Rosas, refere Trindade Lopes, foi o “iniciador” da História do século XX, e refere também a sua participação na vida política, apontando-o como um “político experiente e arguto”.
Na sua lição, Fernando Rosas afirma que as “disputas centradas nos conteúdos das representações do passado” são “suscetíveis de fundar ou refundar as legitimidades ideológicas e políticas do presente e do futuro”.
“É um combate pela hegemonia ideológica, pela ‘conquista das almas’ que precedeu, preparou e acompanhou a crise paradigmática ocorrida nos dois mundos do pós-guerra: a crise do capitalismo neokeynesiano, regulador, providencialista, centralista e politicamente rotativo ao centro, cujo modelo foi brutalmente sacudido pela Grande Depressão de 2008/09, e a crise dos modelos soviético e chinês do socialismo real, que desaguou em modalidades específicas de restauração nesses países e no vasto campo político que polarizavam a nível mundial”.
Uma transformação, atesta o historiador, que não podia ser feita “sem uma prévia preparação ideológica ao nível das visões dominantes da sociedade e da cultura”, nomeadamente através da “imposição de um outro senso comum como suporte socialmente viabilizador do novo curso”.

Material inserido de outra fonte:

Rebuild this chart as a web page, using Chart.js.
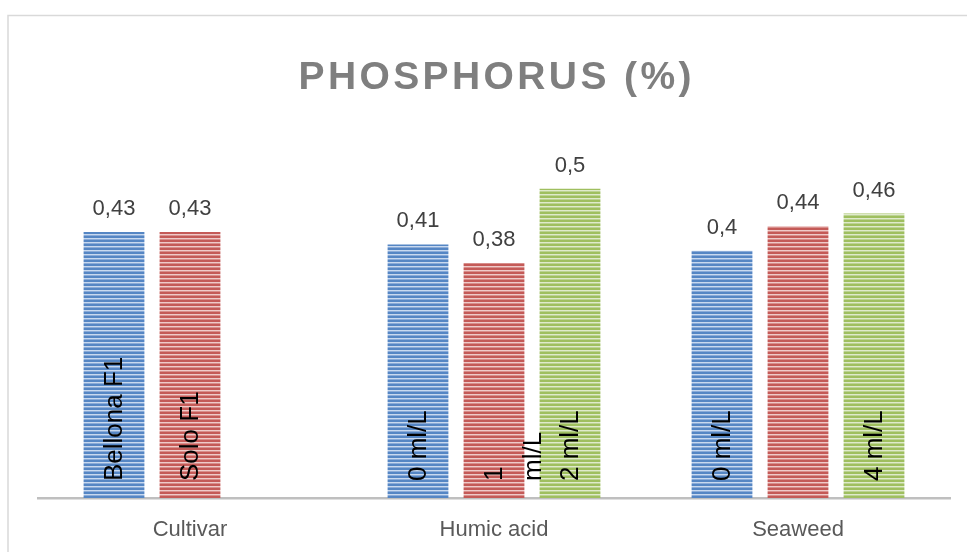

No âmbito da sua “lição”, o catedrático debate ainda a “História e o uso público da História”, certo de que esta não é “uma ‘coisa’ em si mesma, jazente inteiriça e passiva sob as poeiras do passado”.
Daí, prossegue, “os diferentes tipos de investimento em torno da memória” que “é sempre matéria-prima para arquiteturas de geometria variável, invariavelmente construídas a partir do presente”.
Os “usos públicos da História” têm, afirma Rosas, “tantas cores, da direita à esquerda, quanto as conceções que as inspiram”.
Reflete ainda Fernando Rosas sobre a “busca de um passado para o presente”, e termina falando sobre “Da desmemória à manipulação da memória”, e concluiu que “esta inquietação agitação veio para durar, pois as tarefas da História e os usos da memória, por caminhos distintos ou cruzados, são obviamente indissociáveis do tipo de sociedade que queremos como presente como futuro”.